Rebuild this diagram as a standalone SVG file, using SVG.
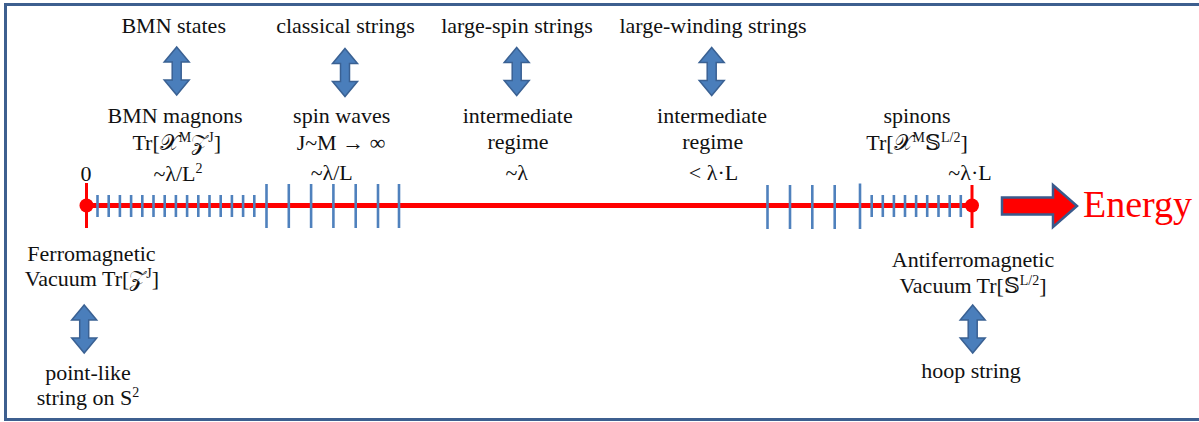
<svg xmlns="http://www.w3.org/2000/svg" width="1199" height="422" viewBox="0 0 1199 422">
<style>
.t{font-family:"Liberation Serif","Times New Roman","DejaVu Serif",serif;font-size:22px;fill:#111;text-anchor:middle}
.m{font-family:"DejaVu Serif","DejaVu Sans","Noto Sans",serif;font-style:normal}
.sup{font-size:14px}
.tk{stroke:#4F81BD;stroke-width:2.6}
.ax{stroke:#FF0000}
</style>
<defs>
<path id="dbl" d="M0,0 L12.5,15 L4.5,15 L4.5,33 L12.5,33 L0,48 L-12.5,33 L-4.5,33 L-4.5,15 L-12.5,15 Z" fill="#4A7EBB" stroke="#3A6193" stroke-width="1.5" stroke-linejoin="miter"/>
</defs>
<rect x="5.5" y="4.5" width="1210" height="415" fill="#fff" stroke="#3D5F8F" stroke-width="3"/>

<g id="connectors">
<use href="#dbl" x="176.7" y="47"/>
<use href="#dbl" x="345" y="48.5"/>
<use href="#dbl" x="516.7" y="47.5"/>
<use href="#dbl" x="711.7" y="47.5"/>
<use href="#dbl" x="84.2" y="305"/>
<use href="#dbl" x="972.7" y="305"/>
</g>

<g id="axis">
<line class="ax" x1="86.5" y1="205.5" x2="972" y2="205.5" stroke-width="5"/>
<line class="ax" x1="86.5" y1="183" x2="86.5" y2="228" stroke-width="3"/>
<line class="ax" x1="972" y1="185" x2="972" y2="228" stroke-width="3"/>
<circle cx="86.5" cy="205.5" r="7" fill="#FF0000"/>
<circle cx="972" cy="205.5" r="7" fill="#FF0000"/>
<g class="tk">
<line x1="97.5" y1="195" x2="97.5" y2="217"/>
<line x1="108.7" y1="195" x2="108.7" y2="217"/>
<line x1="119.9" y1="195" x2="119.9" y2="217"/>
<line x1="131.1" y1="195" x2="131.1" y2="217"/>
<line x1="142.3" y1="195" x2="142.3" y2="217"/>
<line x1="153.5" y1="195" x2="153.5" y2="217"/>
<line x1="164.7" y1="195" x2="164.7" y2="217"/>
<line x1="175.9" y1="195" x2="175.9" y2="217"/>
<line x1="187.1" y1="195" x2="187.1" y2="217"/>
<line x1="198.3" y1="195" x2="198.3" y2="217"/>
<line x1="209.5" y1="195" x2="209.5" y2="217"/>
<line x1="220.7" y1="195" x2="220.7" y2="217"/>
<line x1="231.9" y1="195" x2="231.9" y2="217"/>
<line x1="243.1" y1="195" x2="243.1" y2="217"/>
<line x1="254.3" y1="195" x2="254.3" y2="217"/>
<line x1="266.5" y1="184" x2="266.5" y2="228"/>
<line x1="288.8" y1="184" x2="288.8" y2="228"/>
<line x1="311.1" y1="184" x2="311.1" y2="228"/>
<line x1="333.4" y1="184" x2="333.4" y2="228"/>
<line x1="355.7" y1="184" x2="355.7" y2="228"/>
<line x1="378" y1="184" x2="378" y2="228"/>
<line x1="399" y1="184" x2="399" y2="228"/>
<line x1="767.5" y1="185" x2="767.5" y2="229"/>
<line x1="790" y1="185" x2="790" y2="229"/>
<line x1="812.3" y1="185" x2="812.3" y2="229"/>
<line x1="834.7" y1="185" x2="834.7" y2="229"/>
<line x1="860" y1="183.5" x2="860" y2="229"/>
<line x1="871.7" y1="195" x2="871.7" y2="217"/>
<line x1="882.8" y1="195" x2="882.8" y2="217"/>
<line x1="893.9" y1="195" x2="893.9" y2="217"/>
<line x1="905" y1="195" x2="905" y2="217"/>
<line x1="916.1" y1="195" x2="916.1" y2="217"/>
<line x1="927.2" y1="195" x2="927.2" y2="217"/>
<line x1="938.5" y1="195" x2="938.5" y2="217"/>
<line x1="949.7" y1="195" x2="949.7" y2="217"/>
<line x1="960.8" y1="195" x2="960.8" y2="217"/>
</g>
</g>

<g id="energy">
<path d="M1002,197.5 L1053,197.5 L1053,185 L1077,206 L1053,227 L1053,214.5 L1002,214.5 Z" fill="#FF0000" stroke="#3A5A8C" stroke-width="2.5" stroke-linejoin="miter"/>
<text x="1083" y="217" style="font-family:'Liberation Serif','Times New Roman',serif;font-size:38px;fill:#FF0000">Energy</text>
</g>

<g id="top-labels">
<text class="t" x="173.7" y="33">BMN states</text>
<text class="t" x="345.5" y="33">classical strings</text>
<text class="t" x="517" y="33">large-spin strings</text>
<text class="t" x="713" y="33">large-winding strings</text>
</g>

<g id="bmn">
<text class="t" x="175" y="123">BMN magnons</text>
<text class="t" x="176.7" y="150">Tr[<tspan class="m">𝒳</tspan><tspan class="sup" dy="-8">M</tspan><tspan class="m" dy="8">𝒵</tspan><tspan class="sup" dy="-8">J</tspan><tspan dy="8">]</tspan></text>
<text class="t" x="178" y="180.5">~λ/L<tspan class="sup" dy="-8">2</tspan></text>
<text class="t" x="86" y="180.5">0</text>
</g>

<g id="spinwaves">
<text class="t" x="341.7" y="123">spin waves</text>
<text class="t" x="341" y="150">J~M → ∞</text>
<text class="t" x="331.7" y="180">~λ/L</text>
</g>

<g id="intermediate1">
<text class="t" x="517.7" y="123">intermediate</text>
<text class="t" x="518" y="149">regime</text>
<text class="t" x="516.7" y="179.5">~λ</text>
</g>

<g id="intermediate2">
<text class="t" x="712" y="123">intermediate</text>
<text class="t" x="712.7" y="149">regime</text>
<text class="t" x="713.5" y="179.5">&lt; λ·L</text>
</g>

<g id="spinons">
<text class="t" x="917" y="123">spinons</text>
<text class="t" x="917" y="150">Tr[<tspan class="m">𝒳</tspan><tspan class="sup" dy="-8">M</tspan><tspan class="m" dy="8">𝕊</tspan><tspan class="sup" dy="-8">L/2</tspan><tspan dy="8">]</tspan></text>
<text class="t" x="970" y="179.5">~λ·L</text>
</g>

<g id="ferro">
<text class="t" x="91.5" y="260.5">Ferromagnetic</text>
<text class="t" x="92" y="285.5">Vacuum Tr[<tspan class="m">𝒵</tspan><tspan class="sup" dy="-8">J</tspan><tspan dy="8">]</tspan></text>
</g>

<g id="pointlike">
<text class="t" x="88" y="380">point-like</text>
<text class="t" x="88" y="405">string on S<tspan class="sup" dy="-8">2</tspan></text>
</g>

<g id="antiferro">
<text class="t" x="973" y="267">Antiferromagnetic</text>
<text class="t" x="973" y="292.5">Vacuum Tr[<tspan class="m">𝕊</tspan><tspan class="sup" dy="-8">L/2</tspan><tspan dy="8">]</tspan></text>
</g>

<g id="hoop">
<text class="t" x="971" y="378">hoop string</text>
</g>
</svg>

......

# OBJECTIVE:
Reproduce the full listing above verbatim, with no pictures included.

# EXPECTED ANSWER:
Rebuild this diagram as a standalone SVG file, using SVG.
<svg xmlns="http://www.w3.org/2000/svg" width="1199" height="422" viewBox="0 0 1199 422">
<style>
.t{font-family:"Liberation Serif","Times New Roman","DejaVu Serif",serif;font-size:22px;fill:#111;text-anchor:middle}
.m{font-family:"DejaVu Serif","DejaVu Sans","Noto Sans",serif;font-style:normal}
.sup{font-size:14px}
.tk{stroke:#4F81BD;stroke-width:2.6}
.ax{stroke:#FF0000}
</style>
<defs>
<path id="dbl" d="M0,0 L12.5,15 L4.5,15 L4.5,33 L12.5,33 L0,48 L-12.5,33 L-4.5,33 L-4.5,15 L-12.5,15 Z" fill="#4A7EBB" stroke="#3A6193" stroke-width="1.5" stroke-linejoin="miter"/>
</defs>
<rect x="5.5" y="4.5" width="1210" height="415" fill="#fff" stroke="#3D5F8F" stroke-width="3"/>

<g id="connectors">
<use href="#dbl" x="176.7" y="47"/>
<use href="#dbl" x="345" y="48.5"/>
<use href="#dbl" x="516.7" y="47.5"/>
<use href="#dbl" x="711.7" y="47.5"/>
<use href="#dbl" x="84.2" y="305"/>
<use href="#dbl" x="972.7" y="305"/>
</g>

<g id="axis">
<line class="ax" x1="86.5" y1="205.5" x2="972" y2="205.5" stroke-width="5"/>
<line class="ax" x1="86.5" y1="183" x2="86.5" y2="228" stroke-width="3"/>
<line class="ax" x1="972" y1="185" x2="972" y2="228" stroke-width="3"/>
<circle cx="86.5" cy="205.5" r="7" fill="#FF0000"/>
<circle cx="972" cy="205.5" r="7" fill="#FF0000"/>
<g class="tk">
<line x1="97.5" y1="195" x2="97.5" y2="217"/>
<line x1="108.7" y1="195" x2="108.7" y2="217"/>
<line x1="119.9" y1="195" x2="119.9" y2="217"/>
<line x1="131.1" y1="195" x2="131.1" y2="217"/>
<line x1="142.3" y1="195" x2="142.3" y2="217"/>
<line x1="153.5" y1="195" x2="153.5" y2="217"/>
<line x1="164.7" y1="195" x2="164.7" y2="217"/>
<line x1="175.9" y1="195" x2="175.9" y2="217"/>
<line x1="187.1" y1="195" x2="187.1" y2="217"/>
<line x1="198.3" y1="195" x2="198.3" y2="217"/>
<line x1="209.5" y1="195" x2="209.5" y2="217"/>
<line x1="220.7" y1="195" x2="220.7" y2="217"/>
<line x1="231.9" y1="195" x2="231.9" y2="217"/>
<line x1="243.1" y1="195" x2="243.1" y2="217"/>
<line x1="254.3" y1="195" x2="254.3" y2="217"/>
<line x1="266.5" y1="184" x2="266.5" y2="228"/>
<line x1="288.8" y1="184" x2="288.8" y2="228"/>
<line x1="311.1" y1="184" x2="311.1" y2="228"/>
<line x1="333.4" y1="184" x2="333.4" y2="228"/>
<line x1="355.7" y1="184" x2="355.7" y2="228"/>
<line x1="378" y1="184" x2="378" y2="228"/>
<line x1="399" y1="184" x2="399" y2="228"/>
<line x1="767.5" y1="185" x2="767.5" y2="229"/>
<line x1="790" y1="185" x2="790" y2="229"/>
<line x1="812.3" y1="185" x2="812.3" y2="229"/>
<line x1="834.7" y1="185" x2="834.7" y2="229"/>
<line x1="860" y1="183.5" x2="860" y2="229"/>
<line x1="871.7" y1="195" x2="871.7" y2="217"/>
<line x1="882.8" y1="195" x2="882.8" y2="217"/>
<line x1="893.9" y1="195" x2="893.9" y2="217"/>
<line x1="905" y1="195" x2="905" y2="217"/>
<line x1="916.1" y1="195" x2="916.1" y2="217"/>
<line x1="927.2" y1="195" x2="927.2" y2="217"/>
<line x1="938.5" y1="195" x2="938.5" y2="217"/>
<line x1="949.7" y1="195" x2="949.7" y2="217"/>
<line x1="960.8" y1="195" x2="960.8" y2="217"/>
</g>
</g>

<g id="energy">
<path d="M1002,197.5 L1053,197.5 L1053,185 L1077,206 L1053,227 L1053,214.5 L1002,214.5 Z" fill="#FF0000" stroke="#3A5A8C" stroke-width="2.5" stroke-linejoin="miter"/>
<text x="1083" y="217" style="font-family:'Liberation Serif','Times New Roman',serif;font-size:38px;fill:#FF0000">Energy</text>
</g>

<g id="top-labels">
<text class="t" x="173.7" y="33">BMN states</text>
<text class="t" x="345.5" y="33">classical strings</text>
<text class="t" x="517" y="33">large-spin strings</text>
<text class="t" x="713" y="33">large-winding strings</text>
</g>

<g id="bmn">
<text class="t" x="175" y="123">BMN magnons</text>
<text class="t" x="176.7" y="150">Tr[<tspan class="m">𝒳</tspan><tspan class="sup" dy="-8">M</tspan><tspan class="m" dy="8">𝒵</tspan><tspan class="sup" dy="-8">J</tspan><tspan dy="8">]</tspan></text>
<text class="t" x="178" y="180.5">~λ/L<tspan class="sup" dy="-8">2</tspan></text>
<text class="t" x="86" y="180.5">0</text>
</g>

<g id="spinwaves">
<text class="t" x="341.7" y="123">spin waves</text>
<text class="t" x="341" y="150">J~M → ∞</text>
<text class="t" x="331.7" y="180">~λ/L</text>
</g>

<g id="intermediate1">
<text class="t" x="517.7" y="123">intermediate</text>
<text class="t" x="518" y="149">regime</text>
<text class="t" x="516.7" y="179.5">~λ</text>
</g>

<g id="intermediate2">
<text class="t" x="712" y="123">intermediate</text>
<text class="t" x="712.7" y="149">regime</text>
<text class="t" x="713.5" y="179.5">&lt; λ·L</text>
</g>

<g id="spinons">
<text class="t" x="917" y="123">spinons</text>
<text class="t" x="917" y="150">Tr[<tspan class="m">𝒳</tspan><tspan class="sup" dy="-8">M</tspan><tspan class="m" dy="8">𝕊</tspan><tspan class="sup" dy="-8">L/2</tspan><tspan dy="8">]</tspan></text>
<text class="t" x="970" y="179.5">~λ·L</text>
</g>

<g id="ferro">
<text class="t" x="91.5" y="260.5">Ferromagnetic</text>
<text class="t" x="92" y="285.5">Vacuum Tr[<tspan class="m">𝒵</tspan><tspan class="sup" dy="-8">J</tspan><tspan dy="8">]</tspan></text>
</g>

<g id="pointlike">
<text class="t" x="88" y="380">point-like</text>
<text class="t" x="88" y="405">string on S<tspan class="sup" dy="-8">2</tspan></text>
</g>

<g id="antiferro">
<text class="t" x="973" y="267">Antiferromagnetic</text>
<text class="t" x="973" y="292.5">Vacuum Tr[<tspan class="m">𝕊</tspan><tspan class="sup" dy="-8">L/2</tspan><tspan dy="8">]</tspan></text>
</g>

<g id="hoop">
<text class="t" x="971" y="378">hoop string</text>
</g>
</svg>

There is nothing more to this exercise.